Jochem Hendricks: Macht es für das Finanzamt keinen Unterschied, welcher Art das abzuschreibende Arbeitsmaterial ist, das sich in Kunst verwandelt? Nehmen wir beispielsweise den Luxus Avatar, der mein ganzes Leben lang mit meinen eingesparten Steuerleistungen eine parallele Existenz im Luxus führen soll – solange ich genug verdiene. Wie dürfen wir uns die Haltung der Finanzämter in dieser Sache vorstellen? Liegt deren Akzeptanz nur daran, dass der Staat keine ästhetische Diskussion führen kann?

Harald Schif: Ich verstehe diese Frage so: Du nimmst denjenigen Teil deines Gewinns, den du nicht zum Leben brauchst, kaufst zur Schaffung z.B. einer Skulptur, deren Grundmaterial wertvolles Edelmetall und/oder Edelsteine sind, alles oder einen Teil des benötigten Materials ein, das du vom Gewinn absetzt und damit deine Steuerlast milderst. Ist das von dir zu schaffende Kunstwerk so ausgerichtet, dass es ein über viele Perioden entwickeltes Lebenswerk sein soll, kann selbstverständlich eine Vielzahl von Gewinnen re-investiert werden. Da ein Künstler nicht an betriebswirtschaftlichen Fragen und mit solchen Massstäben gemessen werden kann, stellt sich die Frage nicht aus der Ästhetik, sondern nur aus der fantastischen Zielvorgabe eines künstlerischen Gesamtwerkes. Allerdings darf dieses künstlerische Gesamtwerk kein Gebrauchsgegenstand des täglichen Lebens sein, sondern nach Epikur «ein Werk geschaffen von einem Menschen für und zum Wohlgefallen seines Nächsten», das den geistigen und seelischen Geschmack befriedigen und unser Sein veredeln kann.

Jochem Hendricks: Was geschieht, wenn ein Sammler sich entschliesst, den Luxus Avatar zu kaufen, der ja auf meine Lebensdauer angelegt ist? Ich werde den Avatar also immer weiter ausstatten mit Objekten, die der Sammler immer wieder kaufen muss? Ergibt sich daraus nicht ein Schneeballeffekt?

Harald Schif: Unterstellen wir, dass dein Avatar ein mehrere Perioden und mehrere Objekte umfassendes, auf ein Gesamtkonzept ausgerichtetes Kunstwerk ist und dass ein Sammler oder ein Museum sich entschliesst, dieses Werk bereits vor seiner Vollendung zu kaufen: Dann hast du zunächst eine Einnahme für das bisher Entstandene und generierst zugleich Einnahmen für künftig Entstehendes. In dem Jahr des Verkaufs findet die bisher aufgeschobene Gewinnrealisierung statt. Das heisst, es tritt bei dir der Zeitpunkt ein, den man als «Ende der Steuerstundung» bezeichnet; die aufgeschobenen Steuern werden also fällig.

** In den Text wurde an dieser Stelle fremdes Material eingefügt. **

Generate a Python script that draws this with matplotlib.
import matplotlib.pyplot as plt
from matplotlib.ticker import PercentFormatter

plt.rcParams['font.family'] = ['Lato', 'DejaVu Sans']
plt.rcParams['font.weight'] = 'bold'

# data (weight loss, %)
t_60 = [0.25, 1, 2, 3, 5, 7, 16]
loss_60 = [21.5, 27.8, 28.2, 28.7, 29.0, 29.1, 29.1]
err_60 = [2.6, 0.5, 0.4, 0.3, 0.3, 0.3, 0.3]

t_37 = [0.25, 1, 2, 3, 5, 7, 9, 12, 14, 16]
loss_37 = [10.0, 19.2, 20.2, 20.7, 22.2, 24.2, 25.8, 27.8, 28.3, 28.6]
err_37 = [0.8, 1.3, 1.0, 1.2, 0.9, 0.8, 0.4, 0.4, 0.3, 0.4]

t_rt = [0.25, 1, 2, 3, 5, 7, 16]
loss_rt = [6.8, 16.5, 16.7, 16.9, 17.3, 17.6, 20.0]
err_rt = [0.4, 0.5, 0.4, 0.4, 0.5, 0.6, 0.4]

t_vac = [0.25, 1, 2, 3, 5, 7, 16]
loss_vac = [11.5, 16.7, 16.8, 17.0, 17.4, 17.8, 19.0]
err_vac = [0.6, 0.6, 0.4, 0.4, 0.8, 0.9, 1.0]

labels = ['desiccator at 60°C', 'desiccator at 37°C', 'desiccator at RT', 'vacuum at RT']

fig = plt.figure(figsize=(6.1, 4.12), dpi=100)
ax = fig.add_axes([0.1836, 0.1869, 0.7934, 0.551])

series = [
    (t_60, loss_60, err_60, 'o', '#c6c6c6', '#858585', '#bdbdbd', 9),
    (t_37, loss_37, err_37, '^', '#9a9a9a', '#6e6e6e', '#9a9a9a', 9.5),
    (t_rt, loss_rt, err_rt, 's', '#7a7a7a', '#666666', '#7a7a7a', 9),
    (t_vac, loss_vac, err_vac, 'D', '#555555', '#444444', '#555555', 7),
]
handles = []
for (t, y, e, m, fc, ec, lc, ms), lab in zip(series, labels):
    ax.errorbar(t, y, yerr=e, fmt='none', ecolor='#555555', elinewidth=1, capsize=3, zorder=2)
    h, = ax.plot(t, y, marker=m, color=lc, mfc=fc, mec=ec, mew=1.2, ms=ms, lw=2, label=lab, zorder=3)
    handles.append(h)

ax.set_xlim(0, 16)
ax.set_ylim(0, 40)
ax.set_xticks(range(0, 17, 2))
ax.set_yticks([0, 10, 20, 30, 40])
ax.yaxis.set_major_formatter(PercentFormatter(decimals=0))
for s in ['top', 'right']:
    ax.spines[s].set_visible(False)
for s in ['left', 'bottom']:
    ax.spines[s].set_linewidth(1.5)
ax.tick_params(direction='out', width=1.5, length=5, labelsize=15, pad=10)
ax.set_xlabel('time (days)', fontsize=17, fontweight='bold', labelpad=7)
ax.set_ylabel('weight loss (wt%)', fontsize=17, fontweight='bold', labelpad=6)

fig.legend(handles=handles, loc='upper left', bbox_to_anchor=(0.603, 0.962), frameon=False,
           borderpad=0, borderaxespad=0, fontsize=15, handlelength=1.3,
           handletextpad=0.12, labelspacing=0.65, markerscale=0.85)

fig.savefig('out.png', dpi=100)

Jochem Hendricks: Hier muss ich noch einmal nachhaken. Hat der Kauf des Avatar steuerlich Auswirkungen für den Sammler? Und welche ergeben sich für den Künstler?

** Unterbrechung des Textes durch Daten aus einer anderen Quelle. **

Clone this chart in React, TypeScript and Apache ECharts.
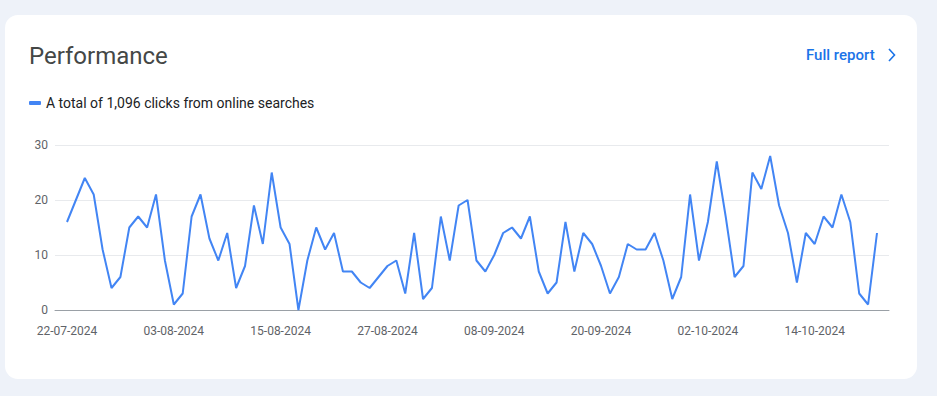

Harald Schif: Im Allgemeinen gilt, dass das Sammeln von Kunst «Liebhaberei» ist. Du kannst also keine Abschreibung vornehmen, denn der Fiskus geht davon aus, dass ein Kunstwerk im Wert steigt. Solange es in Deutschland keine Vermögenssteuer gibt, spielt sich steuerlich beim Sammler nichts ab. 

Anders beim Künstler. Beabsichtigt dieser, ein Werk mit offenem Ende zu schaffen, kann er zumindest einen Teilbetrag des beim ersten Zustand erzielten Überschusses wieder in die nächste Werkphase investieren und dadurch den Überschuss minimieren. Allerdings kann das Finanzamt in einem solchen Fall die Dokumentation der Materialverwendung und deren «Weiterverarbeitung» fordern, dies vor allem, weil es sich nach deinen Aussagen um Luxusgegenstände handelt. Hier muss ausgeschlossen sein, dass die Gegenstände –
auch nur temporär – für andere als Installationszwecke verwendet werden oder werden können. In einem solchen Fall könnte die Finanzverwaltung einen Missbrauch bürgerlich rechtlicher Gestaltungsformen zum Zwecke der Steuereinsparung sehen und das ganze Projekt zu Fall bringen.

Jochem Hendricks: Dann bin ich gespannt, wie es weitergeht.